**Exercise brief:** Pictures do not belong in the copy, so please give every entry below again exactly.

**The input:**
* Start *
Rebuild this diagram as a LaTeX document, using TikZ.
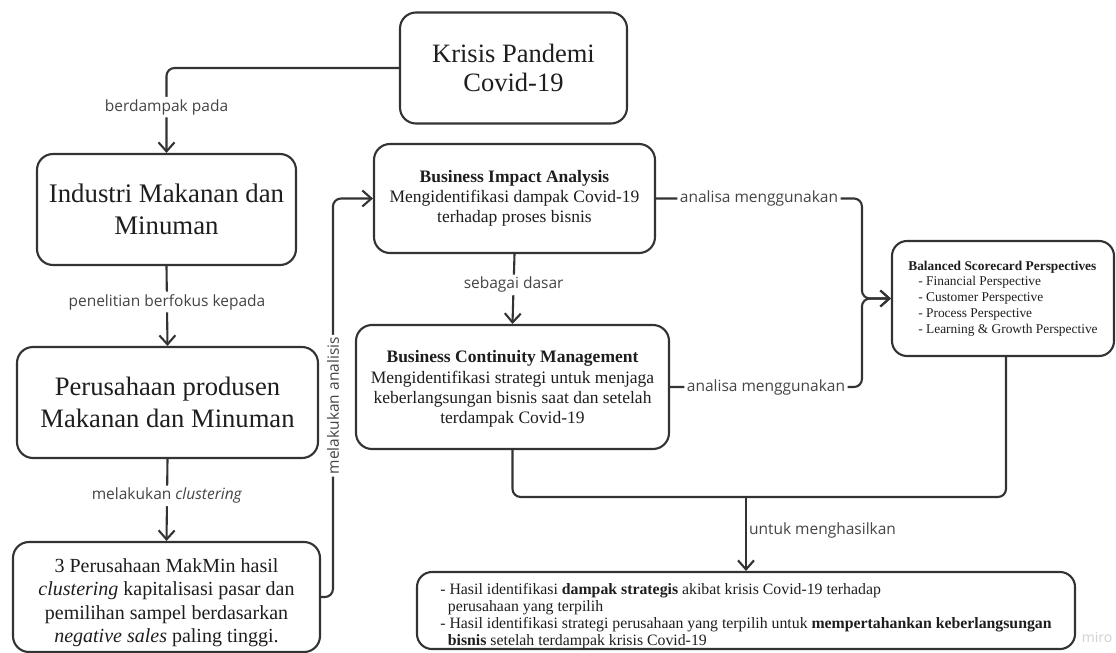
\documentclass[tikz,border=0pt]{standalone}
\usepackage{fontspec}
\setmainfont{Liberation Serif}
\newfontfamily\lblfont{Open Sans}
\usetikzlibrary{arrows.meta}
\definecolor{ln}{HTML}{333333}
\definecolor{tx}{HTML}{1E1E1E}
\definecolor{lt}{HTML}{454545}
\begin{document}
\begin{tikzpicture}[x=1pt,y=-1pt,
  box/.style={draw=ln, line width=2.1pt, rounded corners=16pt, text=tx, align=center, inner sep=0pt},
  line/.style={draw=ln, line width=2.1pt, rounded corners=8pt},
  conn/.style={line, -{Straight Barb[length=9pt,width=16pt]}},
  lbl/.style={font=\lblfont\fontsize{15.5}{18}\selectfont, text=lt, fill=white, inner sep=2.5pt},
  lblnf/.style={font=\lblfont\fontsize{15.5}{18}\selectfont, text=lt, inner sep=2pt}]
\fill[white] (0,0) rectangle (1116,653);
\useasboundingbox (0,0) rectangle (1116,653);

\node[box, minimum width=227pt, minimum height=111pt, font=\fontsize{26.5}{29.5}\selectfont] (krisis) at (513.5,68) {Krisis Pandemi\\Covid-19};
\node[box, minimum width=259pt, minimum height=111pt, font=\fontsize{26.8}{32}\selectfont] (industri) at (166.5,209.5) {Industri Makanan dan\\Minuman};
\node[box, minimum width=301pt, minimum height=111pt, font=\fontsize{26.6}{32}\selectfont] (perus) at (167.5,402.5) {Perusahaan produsen\\Makanan dan Minuman};
\node[box, minimum width=307pt, minimum height=110pt, font=\fontsize{20}{23.5}\selectfont] (tiga) at (166.5,597) {\rule{0pt}{25pt}3 Perusahaan MakMin hasil\\\textit{clustering} kapitalisasi pasar dan\\pemilihan sampel berdasarkan\\\textit{negative sales} paling tinggi.};
\node[box, minimum width=281pt, minimum height=109pt, font=\fontsize{17.5}{20}\selectfont] (bia) at (514.5,198.5) {\textbf{Business Impact Analysis}\\Mengidentifikasi dampak Covid-19\\terhadap proses bisnis};
\node[box, minimum width=313pt, minimum height=124pt, font=\fontsize{17.5}{20.2}\selectfont] (bcm) at (512.5,387) {\rule{0pt}{16pt}\textbf{Business Continuity Management}\\Mengidentifikasi strategi untuk menjaga\\keberlangsungan bisnis saat dan setelah\\terdampak Covid-19};
\node[box, rounded corners=15pt, minimum width=222pt, minimum height=115pt, align=left, font=\fontsize{13.4}{15.75}\selectfont] (bsc) at (1003,298.5) {\textbf{Balanced Scorecard Perspectives}\\\hspace*{10pt}- Financial Perspective\\\hspace*{10pt}- Customer Perspective\\\hspace*{10pt}- Process Perspective\\\hspace*{10pt}- Learning \& Growth Perspective};
\node[box, rounded corners=15pt, minimum width=658pt, minimum height=77pt, align=left, font=\fontsize{15.8}{17.2}\selectfont] (hasil) at (746,610.5) {\rule{0pt}{22pt}- Hasil identifikasi \textbf{dampak strategis} akibat krisis Covid-19 terhadap\\\hspace*{7.5pt}perusahaan yang terpilih\\- Hasil identifikasi strategi perusahaan yang terpilih untuk \textbf{mempertahankan keberlangsungan}\\\hspace*{7.5pt}\textbf{bisnis} setelah terdampak krisis Covid-19};
\node[font=\lblfont\fontsize{14}{16}\selectfont, text=black!18] (miro) at (1097,637) {miro};

\coordinate (ka) at ([xshift=-40pt]bia.west);
\coordinate (jx) at ([xshift=-29pt]bsc.west);
\coordinate (mg) at ([yshift=74pt]hasil.north);

\draw[conn] (krisis.west) -| node[lbl, pos=0.73]{berdampak pada} (industri.north);
\draw[conn] (industri.south) -- node[lbl, pos=0.45]{penelitian berfokus kepada} (perus.north);
\draw[conn] (perus.south) -- node[lbl, pos=0.45]{melakukan \textit{clustering}} (tiga.north);
\draw[conn] (tiga.east) -| node[lbl, rotate=90, pos=0.74]{melakukan analisis} (ka) -- (bia.west);
\draw[conn] (bia.south) -- node[lbl, pos=0.44]{sebagai dasar} (bcm.north);
\draw[conn] (bia.east) -| node[lbl, pos=0.25]{analisa menggunakan} (jx) -- (bsc.west);
\draw[conn] (bcm.east) -| node[lbl, pos=0.25]{analisa menggunakan} (jx) -- (bsc.west);
\draw[line] (bcm.south) |- (mg);
\draw[line] ([xshift=3pt]bsc.south) |- (mg);
\draw[conn] (mg) -- node[lblnf, pos=0.45, anchor=west]{untuk menghasilkan} (hasil.north);
\end{tikzpicture}
\end{document}
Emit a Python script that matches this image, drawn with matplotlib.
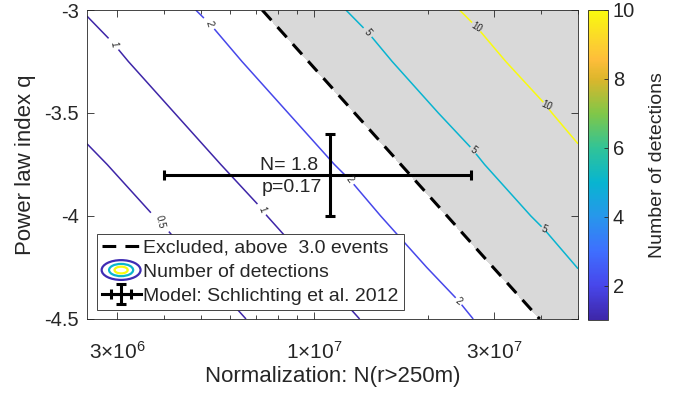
* End *
**Task solution:**
Rebuild this diagram as a LaTeX document, using TikZ.
\documentclass[tikz,border=0pt]{standalone}
\usepackage{fontspec}
\setmainfont{Liberation Serif}
\newfontfamily\lblfont{Open Sans}
\usetikzlibrary{arrows.meta}
\definecolor{ln}{HTML}{333333}
\definecolor{tx}{HTML}{1E1E1E}
\definecolor{lt}{HTML}{454545}
\begin{document}
\begin{tikzpicture}[x=1pt,y=-1pt,
  box/.style={draw=ln, line width=2.1pt, rounded corners=16pt, text=tx, align=center, inner sep=0pt},
  line/.style={draw=ln, line width=2.1pt, rounded corners=8pt},
  conn/.style={line, -{Straight Barb[length=9pt,width=16pt]}},
  lbl/.style={font=\lblfont\fontsize{15.5}{18}\selectfont, text=lt, fill=white, inner sep=2.5pt},
  lblnf/.style={font=\lblfont\fontsize{15.5}{18}\selectfont, text=lt, inner sep=2pt}]
\fill[white] (0,0) rectangle (1116,653);
\useasboundingbox (0,0) rectangle (1116,653);

\node[box, minimum width=227pt, minimum height=111pt, font=\fontsize{26.5}{29.5}\selectfont] (krisis) at (513.5,68) {Krisis Pandemi\\Covid-19};
\node[box, minimum width=259pt, minimum height=111pt, font=\fontsize{26.8}{32}\selectfont] (industri) at (166.5,209.5) {Industri Makanan dan\\Minuman};
\node[box, minimum width=301pt, minimum height=111pt, font=\fontsize{26.6}{32}\selectfont] (perus) at (167.5,402.5) {Perusahaan produsen\\Makanan dan Minuman};
\node[box, minimum width=307pt, minimum height=110pt, font=\fontsize{20}{23.5}\selectfont] (tiga) at (166.5,597) {\rule{0pt}{25pt}3 Perusahaan MakMin hasil\\\textit{clustering} kapitalisasi pasar dan\\pemilihan sampel berdasarkan\\\textit{negative sales} paling tinggi.};
\node[box, minimum width=281pt, minimum height=109pt, font=\fontsize{17.5}{20}\selectfont] (bia) at (514.5,198.5) {\textbf{Business Impact Analysis}\\Mengidentifikasi dampak Covid-19\\terhadap proses bisnis};
\node[box, minimum width=313pt, minimum height=124pt, font=\fontsize{17.5}{20.2}\selectfont] (bcm) at (512.5,387) {\rule{0pt}{16pt}\textbf{Business Continuity Management}\\Mengidentifikasi strategi untuk menjaga\\keberlangsungan bisnis saat dan setelah\\terdampak Covid-19};
\node[box, rounded corners=15pt, minimum width=222pt, minimum height=115pt, align=left, font=\fontsize{13.4}{15.75}\selectfont] (bsc) at (1003,298.5) {\textbf{Balanced Scorecard Perspectives}\\\hspace*{10pt}- Financial Perspective\\\hspace*{10pt}- Customer Perspective\\\hspace*{10pt}- Process Perspective\\\hspace*{10pt}- Learning \& Growth Perspective};
\node[box, rounded corners=15pt, minimum width=658pt, minimum height=77pt, align=left, font=\fontsize{15.8}{17.2}\selectfont] (hasil) at (746,610.5) {\rule{0pt}{22pt}- Hasil identifikasi \textbf{dampak strategis} akibat krisis Covid-19 terhadap\\\hspace*{7.5pt}perusahaan yang terpilih\\- Hasil identifikasi strategi perusahaan yang terpilih untuk \textbf{mempertahankan keberlangsungan}\\\hspace*{7.5pt}\textbf{bisnis} setelah terdampak krisis Covid-19};
\node[font=\lblfont\fontsize{14}{16}\selectfont, text=black!18] (miro) at (1097,637) {miro};

\coordinate (ka) at ([xshift=-40pt]bia.west);
\coordinate (jx) at ([xshift=-29pt]bsc.west);
\coordinate (mg) at ([yshift=74pt]hasil.north);

\draw[conn] (krisis.west) -| node[lbl, pos=0.73]{berdampak pada} (industri.north);
\draw[conn] (industri.south) -- node[lbl, pos=0.45]{penelitian berfokus kepada} (perus.north);
\draw[conn] (perus.south) -- node[lbl, pos=0.45]{melakukan \textit{clustering}} (tiga.north);
\draw[conn] (tiga.east) -| node[lbl, rotate=90, pos=0.74]{melakukan analisis} (ka) -- (bia.west);
\draw[conn] (bia.south) -- node[lbl, pos=0.44]{sebagai dasar} (bcm.north);
\draw[conn] (bia.east) -| node[lbl, pos=0.25]{analisa menggunakan} (jx) -- (bsc.west);
\draw[conn] (bcm.east) -| node[lbl, pos=0.25]{analisa menggunakan} (jx) -- (bsc.west);
\draw[line] (bcm.south) |- (mg);
\draw[line] ([xshift=3pt]bsc.south) |- (mg);
\draw[conn] (mg) -- node[lblnf, pos=0.45, anchor=west]{untuk menghasilkan} (hasil.north);
\end{tikzpicture}
\end{document}
Emit a Python script that matches this image, drawn with matplotlib.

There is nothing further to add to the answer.